+++ Data rows +++
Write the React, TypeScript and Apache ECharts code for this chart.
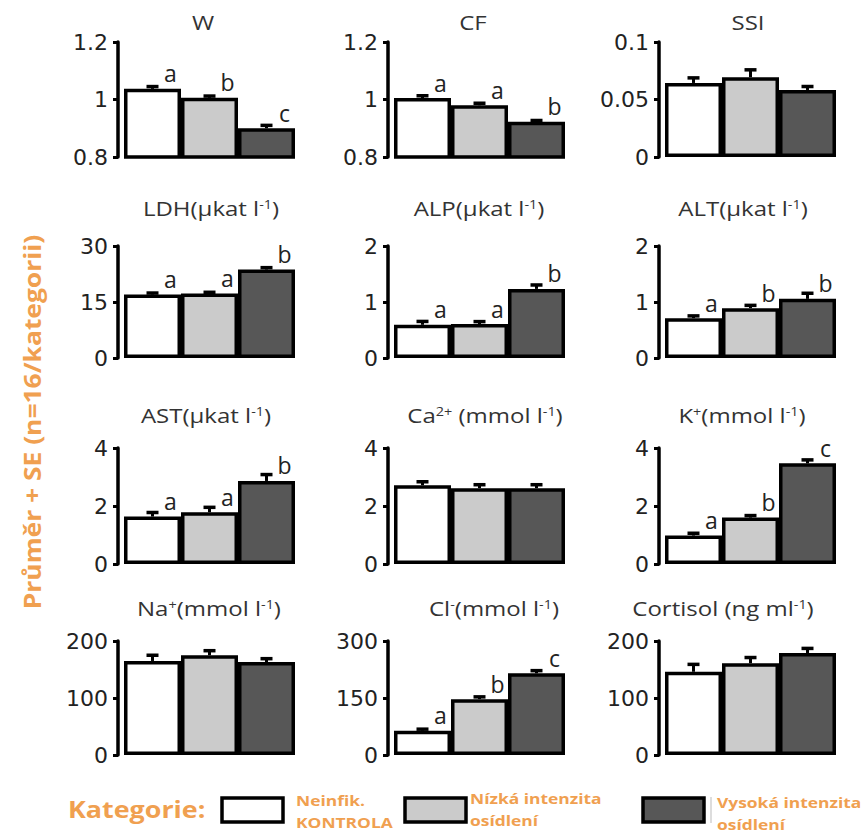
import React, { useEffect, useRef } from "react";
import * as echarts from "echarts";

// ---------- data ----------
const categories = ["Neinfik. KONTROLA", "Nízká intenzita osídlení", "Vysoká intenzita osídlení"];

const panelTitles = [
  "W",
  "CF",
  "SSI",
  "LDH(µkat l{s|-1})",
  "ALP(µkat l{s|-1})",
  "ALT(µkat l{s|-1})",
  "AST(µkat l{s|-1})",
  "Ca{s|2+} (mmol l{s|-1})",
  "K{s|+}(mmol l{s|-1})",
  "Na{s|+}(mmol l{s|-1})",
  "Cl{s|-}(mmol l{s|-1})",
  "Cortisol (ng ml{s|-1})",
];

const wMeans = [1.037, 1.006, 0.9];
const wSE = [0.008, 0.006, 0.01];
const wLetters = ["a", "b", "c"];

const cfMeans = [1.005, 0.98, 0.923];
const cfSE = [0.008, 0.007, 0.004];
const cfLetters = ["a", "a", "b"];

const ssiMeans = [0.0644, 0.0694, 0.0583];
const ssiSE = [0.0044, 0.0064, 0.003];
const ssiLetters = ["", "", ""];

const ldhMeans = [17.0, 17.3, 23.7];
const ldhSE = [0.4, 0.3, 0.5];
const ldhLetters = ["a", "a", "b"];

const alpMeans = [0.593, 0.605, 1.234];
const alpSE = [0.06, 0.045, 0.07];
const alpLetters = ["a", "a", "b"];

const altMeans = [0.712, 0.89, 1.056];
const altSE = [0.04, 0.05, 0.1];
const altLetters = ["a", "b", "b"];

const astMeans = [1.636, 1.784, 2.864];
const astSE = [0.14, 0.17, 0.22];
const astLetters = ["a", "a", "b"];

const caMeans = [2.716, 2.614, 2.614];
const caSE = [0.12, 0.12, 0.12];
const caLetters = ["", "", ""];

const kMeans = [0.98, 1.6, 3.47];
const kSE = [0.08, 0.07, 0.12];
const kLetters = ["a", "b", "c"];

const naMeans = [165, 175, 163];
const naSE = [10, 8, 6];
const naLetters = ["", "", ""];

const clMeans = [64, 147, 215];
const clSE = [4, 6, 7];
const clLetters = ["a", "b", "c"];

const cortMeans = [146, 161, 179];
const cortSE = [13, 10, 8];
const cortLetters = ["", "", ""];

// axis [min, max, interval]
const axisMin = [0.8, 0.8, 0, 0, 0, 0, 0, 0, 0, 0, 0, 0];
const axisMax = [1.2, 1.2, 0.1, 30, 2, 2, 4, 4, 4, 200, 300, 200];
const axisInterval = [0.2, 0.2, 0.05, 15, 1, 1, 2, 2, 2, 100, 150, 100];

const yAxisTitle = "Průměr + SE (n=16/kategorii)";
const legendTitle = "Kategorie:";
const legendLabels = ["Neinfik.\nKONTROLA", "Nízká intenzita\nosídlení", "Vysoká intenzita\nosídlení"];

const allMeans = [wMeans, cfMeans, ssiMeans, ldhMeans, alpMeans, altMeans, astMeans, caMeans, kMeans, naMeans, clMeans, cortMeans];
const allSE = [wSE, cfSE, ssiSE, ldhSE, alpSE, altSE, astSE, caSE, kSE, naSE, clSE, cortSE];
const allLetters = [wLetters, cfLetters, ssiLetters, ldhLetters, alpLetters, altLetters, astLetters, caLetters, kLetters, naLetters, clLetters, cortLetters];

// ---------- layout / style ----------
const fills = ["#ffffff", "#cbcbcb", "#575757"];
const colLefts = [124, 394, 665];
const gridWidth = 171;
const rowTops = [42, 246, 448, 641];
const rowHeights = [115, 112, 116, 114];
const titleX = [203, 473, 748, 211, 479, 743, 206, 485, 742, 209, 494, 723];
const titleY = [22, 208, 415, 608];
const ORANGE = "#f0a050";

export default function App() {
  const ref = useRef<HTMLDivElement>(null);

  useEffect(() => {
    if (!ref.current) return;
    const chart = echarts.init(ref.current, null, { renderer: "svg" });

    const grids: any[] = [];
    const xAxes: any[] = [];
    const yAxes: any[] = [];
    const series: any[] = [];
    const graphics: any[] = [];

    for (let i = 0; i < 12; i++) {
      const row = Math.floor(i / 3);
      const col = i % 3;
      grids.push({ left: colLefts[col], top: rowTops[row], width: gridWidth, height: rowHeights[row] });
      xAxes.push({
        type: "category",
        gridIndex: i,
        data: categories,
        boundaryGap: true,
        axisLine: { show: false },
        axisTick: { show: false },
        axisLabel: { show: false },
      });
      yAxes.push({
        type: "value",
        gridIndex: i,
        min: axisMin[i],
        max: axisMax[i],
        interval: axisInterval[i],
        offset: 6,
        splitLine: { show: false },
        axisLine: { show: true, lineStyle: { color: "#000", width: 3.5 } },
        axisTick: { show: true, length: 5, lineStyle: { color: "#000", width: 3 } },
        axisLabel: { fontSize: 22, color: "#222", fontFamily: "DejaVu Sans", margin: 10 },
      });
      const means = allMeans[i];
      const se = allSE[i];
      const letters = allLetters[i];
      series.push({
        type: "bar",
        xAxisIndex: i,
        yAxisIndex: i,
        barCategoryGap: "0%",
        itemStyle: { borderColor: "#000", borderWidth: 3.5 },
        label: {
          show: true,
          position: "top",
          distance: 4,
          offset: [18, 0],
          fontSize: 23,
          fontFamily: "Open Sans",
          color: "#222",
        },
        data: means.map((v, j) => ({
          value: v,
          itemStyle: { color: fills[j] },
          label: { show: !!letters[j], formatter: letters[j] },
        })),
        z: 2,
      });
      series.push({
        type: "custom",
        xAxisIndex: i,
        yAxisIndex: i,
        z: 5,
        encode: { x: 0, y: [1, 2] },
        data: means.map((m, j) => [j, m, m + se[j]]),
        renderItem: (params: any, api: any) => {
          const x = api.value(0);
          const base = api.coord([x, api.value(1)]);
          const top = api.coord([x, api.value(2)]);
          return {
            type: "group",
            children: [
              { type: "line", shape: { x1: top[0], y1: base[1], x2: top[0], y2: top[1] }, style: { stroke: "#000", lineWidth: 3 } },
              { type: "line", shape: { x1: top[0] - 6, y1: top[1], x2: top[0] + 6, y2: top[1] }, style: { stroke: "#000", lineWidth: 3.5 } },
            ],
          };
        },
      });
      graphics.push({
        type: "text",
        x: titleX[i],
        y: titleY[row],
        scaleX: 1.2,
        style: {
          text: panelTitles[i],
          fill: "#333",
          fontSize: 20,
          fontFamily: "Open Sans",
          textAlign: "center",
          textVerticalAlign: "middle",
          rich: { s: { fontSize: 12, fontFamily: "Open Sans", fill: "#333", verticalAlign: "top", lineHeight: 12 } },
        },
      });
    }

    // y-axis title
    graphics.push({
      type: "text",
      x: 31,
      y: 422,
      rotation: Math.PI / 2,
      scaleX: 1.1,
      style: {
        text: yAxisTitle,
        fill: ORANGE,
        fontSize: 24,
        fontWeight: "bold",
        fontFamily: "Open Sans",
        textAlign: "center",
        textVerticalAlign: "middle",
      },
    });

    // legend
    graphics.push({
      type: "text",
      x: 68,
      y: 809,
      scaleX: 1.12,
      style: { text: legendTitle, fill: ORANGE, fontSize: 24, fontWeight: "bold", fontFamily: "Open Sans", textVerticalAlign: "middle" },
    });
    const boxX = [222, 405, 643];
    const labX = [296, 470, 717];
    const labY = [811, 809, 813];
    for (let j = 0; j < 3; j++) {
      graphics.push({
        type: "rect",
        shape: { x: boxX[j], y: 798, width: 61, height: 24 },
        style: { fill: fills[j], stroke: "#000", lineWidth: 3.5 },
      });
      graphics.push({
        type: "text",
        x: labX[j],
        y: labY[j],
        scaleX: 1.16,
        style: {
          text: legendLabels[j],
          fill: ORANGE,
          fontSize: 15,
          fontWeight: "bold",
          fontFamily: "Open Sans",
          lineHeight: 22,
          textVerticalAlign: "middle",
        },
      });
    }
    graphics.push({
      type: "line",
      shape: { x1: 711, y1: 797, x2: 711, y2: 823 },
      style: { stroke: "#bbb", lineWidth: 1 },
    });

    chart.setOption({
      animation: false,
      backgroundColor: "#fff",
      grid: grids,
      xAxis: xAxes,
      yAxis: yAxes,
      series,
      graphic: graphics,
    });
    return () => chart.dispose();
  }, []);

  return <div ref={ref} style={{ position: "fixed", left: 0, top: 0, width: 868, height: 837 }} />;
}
+++
+++ Data rows +++
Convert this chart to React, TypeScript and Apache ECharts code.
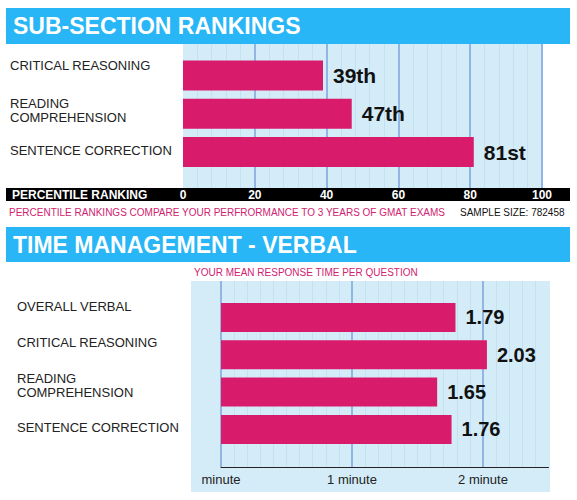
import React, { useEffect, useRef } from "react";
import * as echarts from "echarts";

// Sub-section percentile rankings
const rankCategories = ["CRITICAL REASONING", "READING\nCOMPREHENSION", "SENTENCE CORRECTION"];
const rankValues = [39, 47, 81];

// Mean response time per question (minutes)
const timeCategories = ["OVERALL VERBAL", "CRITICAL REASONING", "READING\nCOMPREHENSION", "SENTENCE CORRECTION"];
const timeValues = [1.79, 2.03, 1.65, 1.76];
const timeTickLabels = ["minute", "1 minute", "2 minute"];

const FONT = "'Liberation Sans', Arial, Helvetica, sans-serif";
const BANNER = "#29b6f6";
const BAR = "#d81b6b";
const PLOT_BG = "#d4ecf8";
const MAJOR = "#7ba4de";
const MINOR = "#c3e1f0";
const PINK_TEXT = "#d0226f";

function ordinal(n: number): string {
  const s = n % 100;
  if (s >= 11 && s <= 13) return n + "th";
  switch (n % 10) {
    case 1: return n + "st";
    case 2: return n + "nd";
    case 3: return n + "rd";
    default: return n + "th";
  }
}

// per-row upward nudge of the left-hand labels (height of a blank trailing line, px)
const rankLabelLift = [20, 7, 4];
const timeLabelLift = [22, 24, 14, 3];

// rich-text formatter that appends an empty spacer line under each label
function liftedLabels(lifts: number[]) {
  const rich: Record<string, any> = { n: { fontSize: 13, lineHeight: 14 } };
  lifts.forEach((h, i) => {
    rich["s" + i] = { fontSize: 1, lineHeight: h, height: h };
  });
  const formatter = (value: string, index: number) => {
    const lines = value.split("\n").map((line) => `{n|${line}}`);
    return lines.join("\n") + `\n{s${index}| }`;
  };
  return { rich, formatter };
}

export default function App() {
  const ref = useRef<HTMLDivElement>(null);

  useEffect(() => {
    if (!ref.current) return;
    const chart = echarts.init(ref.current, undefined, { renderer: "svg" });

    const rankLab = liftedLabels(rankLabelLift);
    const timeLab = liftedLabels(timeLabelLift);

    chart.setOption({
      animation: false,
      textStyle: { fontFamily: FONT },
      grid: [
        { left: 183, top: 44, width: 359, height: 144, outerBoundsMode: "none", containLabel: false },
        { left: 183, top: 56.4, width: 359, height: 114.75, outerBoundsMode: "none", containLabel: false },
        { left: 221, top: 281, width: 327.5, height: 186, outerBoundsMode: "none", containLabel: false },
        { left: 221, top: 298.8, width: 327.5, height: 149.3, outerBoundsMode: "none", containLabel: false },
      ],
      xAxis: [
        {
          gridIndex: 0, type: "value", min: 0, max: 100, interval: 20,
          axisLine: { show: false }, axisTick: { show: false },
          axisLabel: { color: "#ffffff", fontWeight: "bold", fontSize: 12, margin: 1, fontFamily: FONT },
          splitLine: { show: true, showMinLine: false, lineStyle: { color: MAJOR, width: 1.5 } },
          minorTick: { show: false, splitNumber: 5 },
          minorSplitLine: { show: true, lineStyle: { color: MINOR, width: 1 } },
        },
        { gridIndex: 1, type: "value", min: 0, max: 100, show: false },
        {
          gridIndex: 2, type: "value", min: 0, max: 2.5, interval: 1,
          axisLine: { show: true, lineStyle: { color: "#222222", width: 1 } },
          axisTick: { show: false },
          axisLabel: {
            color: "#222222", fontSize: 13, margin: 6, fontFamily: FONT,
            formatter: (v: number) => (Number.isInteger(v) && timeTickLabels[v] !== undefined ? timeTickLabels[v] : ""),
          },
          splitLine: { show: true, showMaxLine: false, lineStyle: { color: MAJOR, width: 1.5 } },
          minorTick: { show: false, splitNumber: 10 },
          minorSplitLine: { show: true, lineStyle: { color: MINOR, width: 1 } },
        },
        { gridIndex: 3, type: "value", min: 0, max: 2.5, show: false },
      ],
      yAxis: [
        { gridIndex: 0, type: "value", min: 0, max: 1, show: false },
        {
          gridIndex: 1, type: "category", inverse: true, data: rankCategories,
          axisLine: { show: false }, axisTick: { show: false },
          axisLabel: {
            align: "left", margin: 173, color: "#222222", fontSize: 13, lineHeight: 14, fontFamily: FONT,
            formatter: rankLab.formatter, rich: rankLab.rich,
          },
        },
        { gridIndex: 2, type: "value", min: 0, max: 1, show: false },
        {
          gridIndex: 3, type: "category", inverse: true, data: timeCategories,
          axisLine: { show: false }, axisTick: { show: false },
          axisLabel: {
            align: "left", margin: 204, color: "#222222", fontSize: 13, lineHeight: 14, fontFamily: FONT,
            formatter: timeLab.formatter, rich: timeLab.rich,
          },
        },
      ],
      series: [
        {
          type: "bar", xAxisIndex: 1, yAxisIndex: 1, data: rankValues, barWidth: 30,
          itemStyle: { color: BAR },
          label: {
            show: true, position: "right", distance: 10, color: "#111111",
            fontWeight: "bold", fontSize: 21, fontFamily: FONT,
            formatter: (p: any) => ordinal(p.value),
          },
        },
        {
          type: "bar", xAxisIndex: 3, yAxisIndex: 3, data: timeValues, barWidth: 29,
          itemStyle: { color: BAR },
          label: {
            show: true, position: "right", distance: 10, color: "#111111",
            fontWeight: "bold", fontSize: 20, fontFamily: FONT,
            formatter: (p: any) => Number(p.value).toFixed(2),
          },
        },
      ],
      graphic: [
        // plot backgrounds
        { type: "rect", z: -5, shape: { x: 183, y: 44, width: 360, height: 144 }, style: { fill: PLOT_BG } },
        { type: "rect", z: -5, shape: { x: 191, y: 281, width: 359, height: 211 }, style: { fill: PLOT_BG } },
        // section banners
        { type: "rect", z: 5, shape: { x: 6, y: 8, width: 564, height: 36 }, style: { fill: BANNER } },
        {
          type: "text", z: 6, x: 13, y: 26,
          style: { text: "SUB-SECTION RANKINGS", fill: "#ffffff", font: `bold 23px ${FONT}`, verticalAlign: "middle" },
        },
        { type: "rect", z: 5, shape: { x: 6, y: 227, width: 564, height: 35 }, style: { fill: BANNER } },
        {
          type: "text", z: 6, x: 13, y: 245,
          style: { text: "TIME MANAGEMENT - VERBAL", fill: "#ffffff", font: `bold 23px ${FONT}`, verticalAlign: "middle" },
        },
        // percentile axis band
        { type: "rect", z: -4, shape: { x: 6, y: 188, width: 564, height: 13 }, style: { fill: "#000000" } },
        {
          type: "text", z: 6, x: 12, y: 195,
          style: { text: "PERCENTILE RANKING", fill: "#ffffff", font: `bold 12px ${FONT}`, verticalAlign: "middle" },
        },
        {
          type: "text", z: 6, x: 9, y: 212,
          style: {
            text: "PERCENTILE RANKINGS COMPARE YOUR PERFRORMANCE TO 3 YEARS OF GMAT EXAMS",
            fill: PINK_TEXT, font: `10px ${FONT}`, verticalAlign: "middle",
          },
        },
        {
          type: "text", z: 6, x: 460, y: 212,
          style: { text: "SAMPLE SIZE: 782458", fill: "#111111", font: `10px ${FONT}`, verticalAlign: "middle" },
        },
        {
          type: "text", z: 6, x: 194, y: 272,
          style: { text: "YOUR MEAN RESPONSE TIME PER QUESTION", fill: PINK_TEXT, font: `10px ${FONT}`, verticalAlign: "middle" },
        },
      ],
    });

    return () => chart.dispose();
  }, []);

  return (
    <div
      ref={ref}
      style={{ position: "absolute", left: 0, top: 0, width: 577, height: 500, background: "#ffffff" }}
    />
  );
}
+++
+++ Data rows +++
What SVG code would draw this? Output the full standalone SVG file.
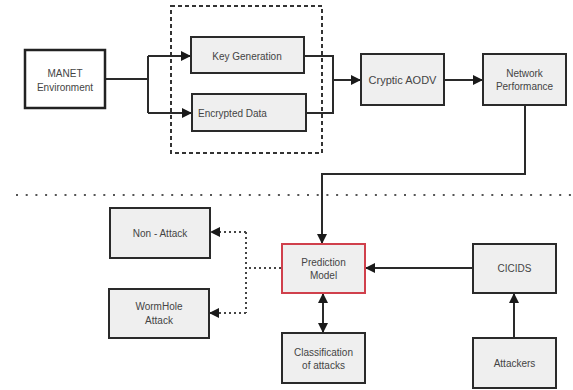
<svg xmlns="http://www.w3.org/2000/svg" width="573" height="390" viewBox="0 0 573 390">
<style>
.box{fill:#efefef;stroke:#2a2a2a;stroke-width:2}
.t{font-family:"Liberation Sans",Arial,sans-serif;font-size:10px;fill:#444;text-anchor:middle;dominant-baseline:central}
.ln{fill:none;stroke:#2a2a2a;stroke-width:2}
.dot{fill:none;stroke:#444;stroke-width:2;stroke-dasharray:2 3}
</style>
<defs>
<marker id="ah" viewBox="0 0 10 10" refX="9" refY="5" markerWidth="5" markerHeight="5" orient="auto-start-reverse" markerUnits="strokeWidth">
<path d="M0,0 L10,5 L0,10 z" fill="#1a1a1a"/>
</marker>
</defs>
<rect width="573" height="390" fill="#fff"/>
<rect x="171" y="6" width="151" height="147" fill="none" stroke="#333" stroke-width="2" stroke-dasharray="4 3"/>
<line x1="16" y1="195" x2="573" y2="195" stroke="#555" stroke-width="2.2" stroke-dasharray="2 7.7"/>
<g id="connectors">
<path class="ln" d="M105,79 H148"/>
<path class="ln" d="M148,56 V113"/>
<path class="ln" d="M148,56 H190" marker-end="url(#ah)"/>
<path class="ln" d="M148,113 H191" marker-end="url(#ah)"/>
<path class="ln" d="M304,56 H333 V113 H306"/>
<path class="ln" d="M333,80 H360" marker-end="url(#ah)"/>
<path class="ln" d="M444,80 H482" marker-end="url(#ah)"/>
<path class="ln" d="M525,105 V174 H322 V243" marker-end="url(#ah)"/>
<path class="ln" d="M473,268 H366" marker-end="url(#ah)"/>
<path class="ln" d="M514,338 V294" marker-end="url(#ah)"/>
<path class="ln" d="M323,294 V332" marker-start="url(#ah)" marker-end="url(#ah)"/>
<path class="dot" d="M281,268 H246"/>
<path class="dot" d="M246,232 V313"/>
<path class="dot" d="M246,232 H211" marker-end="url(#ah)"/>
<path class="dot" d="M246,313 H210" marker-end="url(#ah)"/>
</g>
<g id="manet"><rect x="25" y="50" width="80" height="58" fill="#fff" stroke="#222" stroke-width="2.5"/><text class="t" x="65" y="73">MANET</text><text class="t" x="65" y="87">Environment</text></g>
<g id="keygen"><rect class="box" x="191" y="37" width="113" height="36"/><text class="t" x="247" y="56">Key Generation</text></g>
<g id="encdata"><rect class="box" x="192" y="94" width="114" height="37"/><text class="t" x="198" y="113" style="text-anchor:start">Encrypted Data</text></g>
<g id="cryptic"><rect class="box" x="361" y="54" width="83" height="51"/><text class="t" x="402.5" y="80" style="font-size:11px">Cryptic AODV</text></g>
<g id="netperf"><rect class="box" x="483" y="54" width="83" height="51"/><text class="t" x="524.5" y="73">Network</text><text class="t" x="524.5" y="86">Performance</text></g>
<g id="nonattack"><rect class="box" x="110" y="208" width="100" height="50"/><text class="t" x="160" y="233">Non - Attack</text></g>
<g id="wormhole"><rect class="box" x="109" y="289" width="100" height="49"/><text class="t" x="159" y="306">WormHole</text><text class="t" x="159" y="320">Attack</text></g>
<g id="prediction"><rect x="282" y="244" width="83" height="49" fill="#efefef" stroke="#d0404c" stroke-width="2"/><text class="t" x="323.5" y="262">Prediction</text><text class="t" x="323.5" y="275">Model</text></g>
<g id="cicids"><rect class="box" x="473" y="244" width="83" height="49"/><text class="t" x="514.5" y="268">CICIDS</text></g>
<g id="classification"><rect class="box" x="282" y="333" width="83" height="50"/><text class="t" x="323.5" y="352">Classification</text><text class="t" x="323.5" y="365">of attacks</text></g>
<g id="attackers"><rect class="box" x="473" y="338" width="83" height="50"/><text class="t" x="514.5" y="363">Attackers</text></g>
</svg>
+++
### Exercise goal
Using the entries above, transcribe every line from the line containing "Convert this chart" through the line containing "const timeLabelLift = [22, 24, 14, 3];". Do not copy pictures.

### Answer for this exercise
Convert this chart to React, TypeScript and Apache ECharts code.
import React, { useEffect, useRef } from "react";
import * as echarts from "echarts";

// Sub-section percentile rankings
const rankCategories = ["CRITICAL REASONING", "READING\nCOMPREHENSION", "SENTENCE CORRECTION"];
const rankValues = [39, 47, 81];

// Mean response time per question (minutes)
const timeCategories = ["OVERALL VERBAL", "CRITICAL REASONING", "READING\nCOMPREHENSION", "SENTENCE CORRECTION"];
const timeValues = [1.79, 2.03, 1.65, 1.76];
const timeTickLabels = ["minute", "1 minute", "2 minute"];

const FONT = "'Liberation Sans', Arial, Helvetica, sans-serif";
const BANNER = "#29b6f6";
const BAR = "#d81b6b";
const PLOT_BG = "#d4ecf8";
const MAJOR = "#7ba4de";
const MINOR = "#c3e1f0";
const PINK_TEXT = "#d0226f";

function ordinal(n: number): string {
  const s = n % 100;
  if (s >= 11 && s <= 13) return n + "th";
  switch (n % 10) {
    case 1: return n + "st";
    case 2: return n + "nd";
    case 3: return n + "rd";
    default: return n + "th";
  }
}

// per-row upward nudge of the left-hand labels (height of a blank trailing line, px)
const rankLabelLift = [20, 7, 4];
const timeLabelLift = [22, 24, 14, 3];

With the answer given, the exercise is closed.